As mentioned in [another answer](https://mathoverflow.net/a/421259/124862) the fact that $A$ and $A^T$ are similar corresponds to a commutative diagram of modules over the polynomial ring $F[\lambda]$:
$$
   \begin{array}{c}
       0 & \to & F[\lambda]\otimes V &
         & \stackrel{\lambda I - A}{\longrightarrow} & 
         F[\lambda]\otimes V & \to & V_{A} & \to & 0\\
         && \downarrow~R &&& Q~\downarrow & & \downarrow P \\
       0 & \to & F[\lambda]\otimes V &
         & \stackrel{\lambda I - A^T}{\longrightarrow} &
         F[\lambda]\otimes V & \to & V_{A^T}  & \to & 0     
   \end{array}
$$
where:
  - $V$ denotes that $n$-dimensional column vector space over $F$
  - For a square matrix $B$ we use $V_B$ to denote $V$ as a *module* over $F[\lambda]$ on which $\lambda$ acts by $B$.
  - The maps $P$, $Q$, $R$ are isomorphisms of $F[\lambda]$ modules.

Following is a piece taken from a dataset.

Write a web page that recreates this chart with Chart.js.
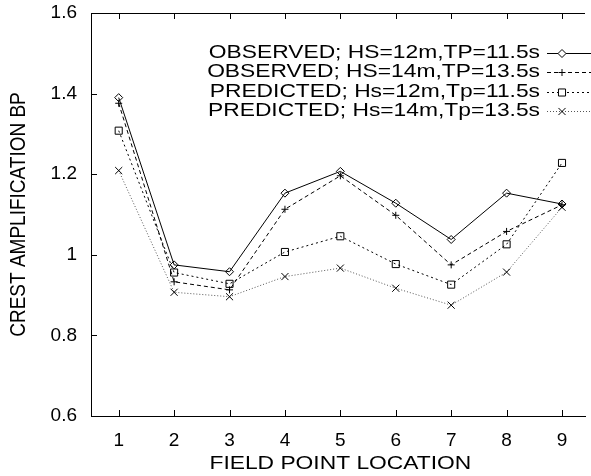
<!DOCTYPE html>
<html>
<head>
<meta charset="utf-8">
<script src="https://cdn.jsdelivr.net/npm/chart.js@4/dist/chart.umd.min.js"></script>
<style>
  html, body { margin: 0; padding: 0; background: #fff; }
  #wrap { width: 591px; height: 476px; }
</style>
</head>
<body>
<div id="wrap"><canvas id="chart" width="591" height="476"></canvas></div>
<script>
"use strict";

// crest amplification at each field point
const fieldPoints = [1, 2, 3, 4, 5, 6, 7, 8, 9];
const observedHs12 = [1.390, 0.975, 0.958, 1.153, 1.207, 1.128, 1.038, 1.153, 1.126];
const observedHs14 = [1.376, 0.933, 0.913, 1.113, 1.196, 1.098, 0.975, 1.058, 1.124];
const predictedHs12 = [1.308, 0.956, 0.928, 1.007, 1.046, 0.977, 0.926, 1.026, 1.228];
const predictedHs14 = [1.209, 0.907, 0.896, 0.946, 0.967, 0.917, 0.875, 0.957, 1.118];

const seriesLabels = [
  "OBSERVED; HS=12m,TP=11.5s",
  "OBSERVED; HS=14m,TP=13.5s",
  "PREDICTED; Hs=12m,Tp=11.5s",
  "PREDICTED; Hs=14m,Tp=13.5s"
];

const xTicks = [1, 2, 3, 4, 5, 6, 7, 8, 9];
const yTicks = [0.6, 0.8, 1.0, 1.2, 1.4, 1.6];
const yTickLabels = ["0.6", "0.8", "1", "1.2", "1.4", "1.6"];
const xTitle = "FIELD POINT LOCATION";
const yTitle = "CREST AMPLIFICATION BP";

const FONT = "'Liberation Sans', Arial, Helvetica, sans-serif";
const STRETCH = 1.2;   // the lettering is a little wide

function points(values) {
  return values.map((v, i) => ({ x: fieldPoints[i], y: v }));
}

function makeDataset(label, values, style) {
  return Object.assign({
    label: label,
    data: points(values),
    borderColor: "#000",
    borderWidth: 1,
    pointBorderColor: "#000",
    pointBackgroundColor: "rgba(255,255,255,0)",
    pointBorderWidth: 1,
    fill: false,
    tension: 0
  }, style);
}

const datasets = [
  makeDataset(seriesLabels[0], observedHs12, {
    pointStyle: "rectRot", pointRadius: 4
  }),
  makeDataset(seriesLabels[1], observedHs14, {
    borderDash: [4, 3], pointStyle: "cross", pointRadius: 3.5
  }),
  makeDataset(seriesLabels[2], predictedHs12, {
    borderDash: [2, 3], pointStyle: "rect", pointRadius: 5
  }),
  makeDataset(seriesLabels[3], predictedHs14, {
    borderColor: "#555", borderDash: [1, 2], pointStyle: "crossRot", pointRadius: 5
  })
];

// gnuplot style frame: ticks pointing into the plot, plus the top border
const frameTicks = {
  id: "frameTicks",
  afterDraw(chart) {
    const ctx = chart.ctx;
    const area = chart.chartArea;
    const xs = chart.scales.x;
    const ys = chart.scales.y;
    const len = 6;
    ctx.save();
    ctx.strokeStyle = "#000";
    ctx.lineWidth = 1;
    ctx.beginPath();
    ctx.moveTo(area.left, Math.round(area.top) + 0.5);
    ctx.lineTo(area.right, Math.round(area.top) + 0.5);
    for (const t of xTicks) {
      const px = Math.round(xs.getPixelForValue(t)) + 0.5;
      ctx.moveTo(px, area.bottom);
      ctx.lineTo(px, area.bottom - len);
      ctx.moveTo(px, area.top);
      ctx.lineTo(px, area.top + len);
    }
    for (const t of yTicks) {
      const py = Math.round(ys.getPixelForValue(t)) + 0.5;
      ctx.moveTo(area.left, py);
      ctx.lineTo(area.left + len, py);
    }
    ctx.stroke();
    ctx.restore();
  }
};

// axis titles, drawn wide like the rest of the lettering
const axisTitles = {
  id: "axisTitles",
  afterDraw(chart) {
    const ctx = chart.ctx;
    const xs = chart.scales.x;
    const ys = chart.scales.y;
    ctx.save();
    ctx.font = "19px " + FONT;
    ctx.fillStyle = "#000";
    ctx.textAlign = "center";
    ctx.textBaseline = "alphabetic";

    const cx = (xs.getPixelForValue(0.5) + xs.getPixelForValue(9.5)) / 2;
    ctx.save();
    ctx.translate(cx, 469);
    ctx.scale(STRETCH, 1);
    ctx.fillText(xTitle, 0, 0);
    ctx.restore();

    const cy = (ys.top + ys.bottom) / 2;
    ctx.save();
    ctx.translate(25, cy);
    ctx.rotate(-Math.PI / 2);
    ctx.scale(1, STRETCH);
    ctx.fillText(yTitle, 0, 0);
    ctx.restore();
    ctx.restore();
  }
};

// key in the top right corner: right aligned text, sample line after it
const keyBox = {
  id: "keyBox",
  afterDatasetsDraw(chart) {
    const ctx = chart.ctx;
    const textRight = 540;
    const lineLeft = 547;
    const lineRight = 600;
    const markX = 562;
    const top = 52.5;
    const step = 19.5;
    ctx.save();
    ctx.font = "19px " + FONT;
    ctx.fillStyle = "#000";
    ctx.textAlign = "right";
    ctx.textBaseline = "middle";
    chart.data.datasets.forEach((ds, i) => {
      const y = top + i * step;
      ctx.save();
      ctx.translate(textRight, y);
      ctx.scale(STRETCH, 1);
      ctx.fillText(ds.label, 0, 0);
      ctx.restore();
      ctx.save();
      ctx.strokeStyle = ds.borderColor;
      ctx.lineWidth = ds.borderWidth;
      ctx.setLineDash(ds.borderDash || []);
      ctx.beginPath();
      ctx.moveTo(lineLeft, Math.round(y) + 0.5);
      ctx.lineTo(lineRight, Math.round(y) + 0.5);
      ctx.stroke();
      ctx.setLineDash([]);
      ctx.fillStyle = "#fff";
      ctx.strokeStyle = "#000";
      Chart.helpers.drawPoint(ctx, {
        pointStyle: ds.pointStyle,
        radius: ds.pointRadius,
        borderWidth: 1,
        rotation: 0
      }, markX, Math.round(y) + 0.5);
      ctx.restore();
    });
    ctx.restore();
  }
};

new Chart(document.getElementById("chart"), {
  type: "line",
  data: { datasets: datasets },
  options: {
    responsive: false,
    animation: false,
    events: [],
    layout: { padding: { top: 13, right: 0, left: 0, bottom: 0 } },
    plugins: {
      legend: { display: false },
      tooltip: { enabled: false }
    },
    scales: {
      x: {
        type: "linear",
        min: 0.5,
        max: 9.415,
        afterBuildTicks: s => { s.ticks = xTicks.map(v => ({ value: v })); },
        afterFit: s => { s.height = 60; s.paddingLeft = 0; s.paddingRight = 0; },
        grid: { display: false, drawTicks: false },
        border: { display: true, color: "#000", width: 1 },
        ticks: {
          color: "#000",
          font: { family: FONT, size: 19 },
          padding: 13,
          maxRotation: 0,
          autoSkip: false,
          callback: v => String(v)
        }
      },
      y: {
        type: "linear",
        min: 0.6,
        max: 1.6,
        afterBuildTicks: s => { s.ticks = yTicks.map(v => ({ value: v })); },
        afterFit: s => { s.width = 91; s.paddingTop = 0; s.paddingBottom = 0; },
        grid: { display: false, drawTicks: false },
        border: { display: true, color: "#000", width: 1 },
        ticks: {
          color: "#000",
          font: { family: FONT, size: 19 },
          padding: 14,
          autoSkip: false,
          callback: (v) => yTickLabels[yTicks.findIndex(t => Math.abs(t - v) < 1e-6)]
        }
      }
    }
  },
  plugins: [frameTicks, axisTitles, keyBox]
});
</script>
</body>
</html>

The matrix $P$ is what we need to determine.

The idea is that once we determine $Q$ and $R$, then $P$ can be easily calculated.

The [Wikipedia page for the Smith Normal Form](https://en.wikipedia.org/wiki/Smith_normal_form) sketches an algorithm from which one can compute invertible matrices $F$ and $G$ over $F[\lambda]$ such that $F(\lambda u - A)G$ is a diagonal matrix over $F[\lambda]$. It follows that $G^T(\lambda u -A^T)F^T$ is the *same* diagonal matrix.

We can now take $R^{-1}=G(F^T)^{-1}$ and $Q=(G^{T})^{-1}F$ to get the identity $Q(\lambda I - A)=(\lambda I - A^{T})R$ as required. As mentioned above, now that we have calculated $Q$ and $R$, we can calculate $P$.